### Given request
Locate the line that contains "Give me the Bokeh source for this chart." and the line that contains "b=serie_azul, lr=lab_r, lb=lab_b))". Copy both of them exactly, together with every line between them, and no others.

### Supplied material
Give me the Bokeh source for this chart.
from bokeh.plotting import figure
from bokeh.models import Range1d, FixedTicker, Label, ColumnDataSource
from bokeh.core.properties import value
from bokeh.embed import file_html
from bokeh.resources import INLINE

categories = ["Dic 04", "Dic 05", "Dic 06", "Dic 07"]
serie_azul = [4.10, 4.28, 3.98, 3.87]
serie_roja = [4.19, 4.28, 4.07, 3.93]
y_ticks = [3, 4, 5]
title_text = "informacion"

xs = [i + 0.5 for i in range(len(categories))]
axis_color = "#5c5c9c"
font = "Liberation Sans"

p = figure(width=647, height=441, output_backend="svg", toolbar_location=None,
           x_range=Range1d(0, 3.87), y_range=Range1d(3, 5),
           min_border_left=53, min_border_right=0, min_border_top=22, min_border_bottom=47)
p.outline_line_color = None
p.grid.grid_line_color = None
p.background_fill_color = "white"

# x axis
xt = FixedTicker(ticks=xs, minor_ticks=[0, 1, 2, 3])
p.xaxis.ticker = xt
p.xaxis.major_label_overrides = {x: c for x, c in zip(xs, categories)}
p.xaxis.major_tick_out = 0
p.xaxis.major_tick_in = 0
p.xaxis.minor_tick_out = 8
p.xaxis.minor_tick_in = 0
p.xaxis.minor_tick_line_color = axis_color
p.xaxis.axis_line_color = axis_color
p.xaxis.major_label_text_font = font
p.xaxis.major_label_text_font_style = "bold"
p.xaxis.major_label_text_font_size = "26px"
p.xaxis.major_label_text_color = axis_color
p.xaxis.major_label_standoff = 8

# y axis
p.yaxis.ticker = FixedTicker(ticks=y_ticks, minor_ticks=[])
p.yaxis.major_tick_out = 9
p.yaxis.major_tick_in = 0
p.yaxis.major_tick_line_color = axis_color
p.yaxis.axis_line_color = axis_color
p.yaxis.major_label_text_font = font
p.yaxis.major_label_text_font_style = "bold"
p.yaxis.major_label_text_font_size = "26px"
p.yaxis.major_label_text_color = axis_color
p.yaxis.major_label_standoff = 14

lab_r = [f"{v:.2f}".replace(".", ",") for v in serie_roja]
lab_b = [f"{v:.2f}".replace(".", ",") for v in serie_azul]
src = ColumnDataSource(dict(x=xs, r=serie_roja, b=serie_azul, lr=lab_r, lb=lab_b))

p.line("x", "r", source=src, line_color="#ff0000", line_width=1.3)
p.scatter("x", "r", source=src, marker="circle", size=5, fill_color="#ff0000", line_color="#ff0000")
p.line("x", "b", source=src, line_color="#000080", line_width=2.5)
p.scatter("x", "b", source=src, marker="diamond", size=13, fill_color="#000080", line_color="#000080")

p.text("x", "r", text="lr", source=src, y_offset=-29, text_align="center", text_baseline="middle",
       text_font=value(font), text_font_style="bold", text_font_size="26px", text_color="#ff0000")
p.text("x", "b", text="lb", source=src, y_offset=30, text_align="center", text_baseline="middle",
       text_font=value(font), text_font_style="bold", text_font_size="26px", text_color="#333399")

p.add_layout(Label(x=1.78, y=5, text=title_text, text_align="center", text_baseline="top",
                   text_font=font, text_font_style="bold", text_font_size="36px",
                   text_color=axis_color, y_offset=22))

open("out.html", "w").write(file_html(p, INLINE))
...
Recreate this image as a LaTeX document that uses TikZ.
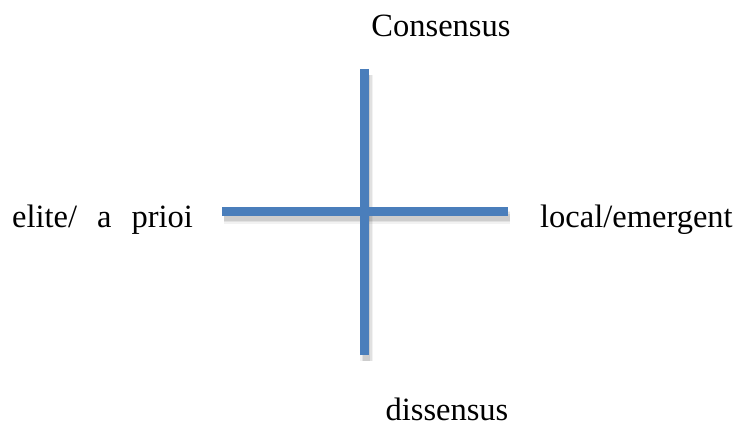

### Task solution
Give me the Bokeh source for this chart.
from bokeh.plotting import figure
from bokeh.models import Range1d, FixedTicker, Label, ColumnDataSource
from bokeh.core.properties import value
from bokeh.embed import file_html
from bokeh.resources import INLINE

categories = ["Dic 04", "Dic 05", "Dic 06", "Dic 07"]
serie_azul = [4.10, 4.28, 3.98, 3.87]
serie_roja = [4.19, 4.28, 4.07, 3.93]
y_ticks = [3, 4, 5]
title_text = "informacion"

xs = [i + 0.5 for i in range(len(categories))]
axis_color = "#5c5c9c"
font = "Liberation Sans"

p = figure(width=647, height=441, output_backend="svg", toolbar_location=None,
           x_range=Range1d(0, 3.87), y_range=Range1d(3, 5),
           min_border_left=53, min_border_right=0, min_border_top=22, min_border_bottom=47)
p.outline_line_color = None
p.grid.grid_line_color = None
p.background_fill_color = "white"

# x axis
xt = FixedTicker(ticks=xs, minor_ticks=[0, 1, 2, 3])
p.xaxis.ticker = xt
p.xaxis.major_label_overrides = {x: c for x, c in zip(xs, categories)}
p.xaxis.major_tick_out = 0
p.xaxis.major_tick_in = 0
p.xaxis.minor_tick_out = 8
p.xaxis.minor_tick_in = 0
p.xaxis.minor_tick_line_color = axis_color
p.xaxis.axis_line_color = axis_color
p.xaxis.major_label_text_font = font
p.xaxis.major_label_text_font_style = "bold"
p.xaxis.major_label_text_font_size = "26px"
p.xaxis.major_label_text_color = axis_color
p.xaxis.major_label_standoff = 8

# y axis
p.yaxis.ticker = FixedTicker(ticks=y_ticks, minor_ticks=[])
p.yaxis.major_tick_out = 9
p.yaxis.major_tick_in = 0
p.yaxis.major_tick_line_color = axis_color
p.yaxis.axis_line_color = axis_color
p.yaxis.major_label_text_font = font
p.yaxis.major_label_text_font_style = "bold"
p.yaxis.major_label_text_font_size = "26px"
p.yaxis.major_label_text_color = axis_color
p.yaxis.major_label_standoff = 14

lab_r = [f"{v:.2f}".replace(".", ",") for v in serie_roja]
lab_b = [f"{v:.2f}".replace(".", ",") for v in serie_azul]
src = ColumnDataSource(dict(x=xs, r=serie_roja, b=serie_azul, lr=lab_r, lb=lab_b))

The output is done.